I told her that I thought I might, but I wasn’t entirely sure, what with my habit of being knocked into unconsciousness at night and all.

So, taking her advice, I started wearing a night guard while sleeping. It could have been just in my head, but my jaw did feel looser and less tense the following days after wearing it, so maybe I did grind my teeth. When I made this comment to Alan, he piped in, “Yeah! It’s so much better listening to your chomping thing on that plastic than it was when it was teeth on teeth.”

I stopped what I was doing and looked at him. “What do you mean ‘chomping thing’? What ‘chomping thing’?”

“That chomping thing you do. Man, it sounds terrible,” he replied, all casual like. As if he were saying, “I wish we still used that brand of toothpaste we got last time.
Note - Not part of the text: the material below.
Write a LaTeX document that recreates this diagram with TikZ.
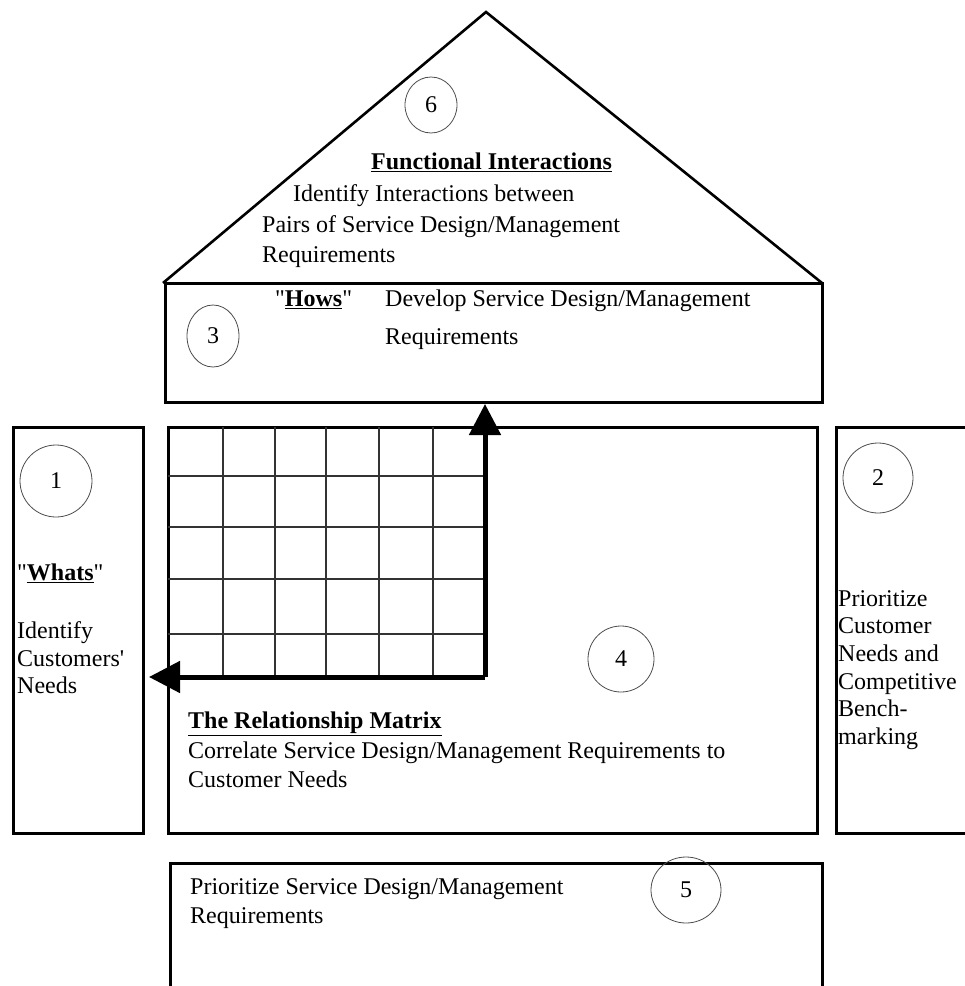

Man, that stuff was minty.”

A “chomping thing” sounds like a frightening thing to be doing while you’re sleeping, so I asked him to demonstrate. And sure enough what he did was a big chomp, like the kind of bite a half-starved person would do if you were to give him a large drumstick to eat.

When he finished demonstrating, he went on to say, “But the way you do it is really loud. I can’t even try to do it as loud as you. Sometimes it’s so loud I worry that you might break your teeth.”

Now, why a person wouldn’t wake the person they are sleeping next to (who also happens to be the same person he is supposed to care deeply about) to get her to stop doing this terrible chomping thing is beyond me. Just imagine if I’d never listened to my dentist and never brought home a night guard and never commented about how much better my jaw felt afterward. One day I would wake up with smashed up teeth remains in my mouth and I bet Alan would feel sorry then that he never bothered to tell me about my bad habit because he was “too sleepy.”

When he started to feel bad about not telling me, he started opening up about a whole host of health-related problems I suffer from at night, all these weird things I do that I have never recalled doing upon waking up. Ever. One thing I found particularly interesting was the cough attacks; I wake up suddenly in the middle of the night, disturbing the peace with my raging, hacking, coughing fits. My entire upper body seizes and my head shakes around on my limp neck and there is gasping — oh, but there is gasping — for breath, like my life depends on it. And then, as suddenly as I had started coughing and gasping, it is over, and my face is relaxed and soft, like I had never even had the cough attack in the first place.
So really, if I don’t die from not eating enough nutrients because my teeth are smashed to smithereerns, then I might surely die choking on my Night Guard or from my own saliva or from lack of oxygen during a cough attack. Alan will just think the choking noises are a new manifestation of my night time health problems and keep right on sleeping. These are the real things I should be worried about!